>> start

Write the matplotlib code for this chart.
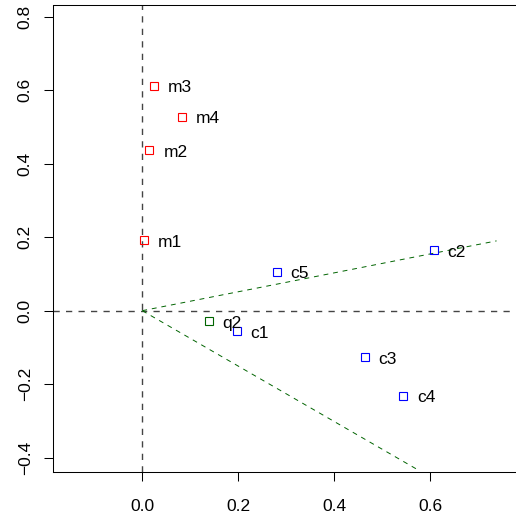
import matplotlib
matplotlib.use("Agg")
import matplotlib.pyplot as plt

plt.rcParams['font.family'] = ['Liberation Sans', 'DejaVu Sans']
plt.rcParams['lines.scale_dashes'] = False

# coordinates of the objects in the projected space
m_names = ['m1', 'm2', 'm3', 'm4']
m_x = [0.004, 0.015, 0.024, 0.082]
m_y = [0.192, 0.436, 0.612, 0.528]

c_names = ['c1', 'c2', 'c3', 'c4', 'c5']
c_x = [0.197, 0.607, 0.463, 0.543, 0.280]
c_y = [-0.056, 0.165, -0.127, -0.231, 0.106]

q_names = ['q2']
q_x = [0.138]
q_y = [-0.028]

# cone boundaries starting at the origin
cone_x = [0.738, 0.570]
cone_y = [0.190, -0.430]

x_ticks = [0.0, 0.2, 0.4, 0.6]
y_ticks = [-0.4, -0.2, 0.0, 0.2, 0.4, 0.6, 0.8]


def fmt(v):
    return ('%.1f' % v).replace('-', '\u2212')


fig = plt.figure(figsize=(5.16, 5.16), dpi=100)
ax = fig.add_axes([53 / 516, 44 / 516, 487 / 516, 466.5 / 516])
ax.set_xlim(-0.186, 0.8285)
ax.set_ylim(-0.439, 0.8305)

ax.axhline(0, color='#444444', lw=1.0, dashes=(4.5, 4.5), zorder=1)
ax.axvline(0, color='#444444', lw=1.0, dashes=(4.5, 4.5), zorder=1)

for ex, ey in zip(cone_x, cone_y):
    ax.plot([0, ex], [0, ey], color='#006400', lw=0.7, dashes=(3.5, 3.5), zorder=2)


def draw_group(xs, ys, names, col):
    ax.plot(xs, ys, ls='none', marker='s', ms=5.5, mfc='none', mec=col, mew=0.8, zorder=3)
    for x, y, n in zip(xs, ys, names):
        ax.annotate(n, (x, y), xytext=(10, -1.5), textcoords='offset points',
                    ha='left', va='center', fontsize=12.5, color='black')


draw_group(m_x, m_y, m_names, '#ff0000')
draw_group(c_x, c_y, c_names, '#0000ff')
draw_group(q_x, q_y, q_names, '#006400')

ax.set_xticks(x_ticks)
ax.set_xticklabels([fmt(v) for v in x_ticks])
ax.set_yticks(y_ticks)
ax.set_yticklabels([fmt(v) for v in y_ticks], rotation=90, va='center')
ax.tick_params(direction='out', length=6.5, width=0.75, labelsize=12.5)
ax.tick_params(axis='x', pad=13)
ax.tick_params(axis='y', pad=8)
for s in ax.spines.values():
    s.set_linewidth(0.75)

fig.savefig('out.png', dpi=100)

>> end

STATED PROBLEM: Write out an exact copy of the listing, first line through the line containing "m_y = [0.192, 0.436, 0.612, 0.528]", with the pictures left out.

ANSWER BELOW:
Write the matplotlib code for this chart.
import matplotlib
matplotlib.use("Agg")
import matplotlib.pyplot as plt

plt.rcParams['font.family'] = ['Liberation Sans', 'DejaVu Sans']
plt.rcParams['lines.scale_dashes'] = False

# coordinates of the objects in the projected space
m_names = ['m1', 'm2', 'm3', 'm4']
m_x = [0.004, 0.015, 0.024, 0.082]
m_y = [0.192, 0.436, 0.612, 0.528]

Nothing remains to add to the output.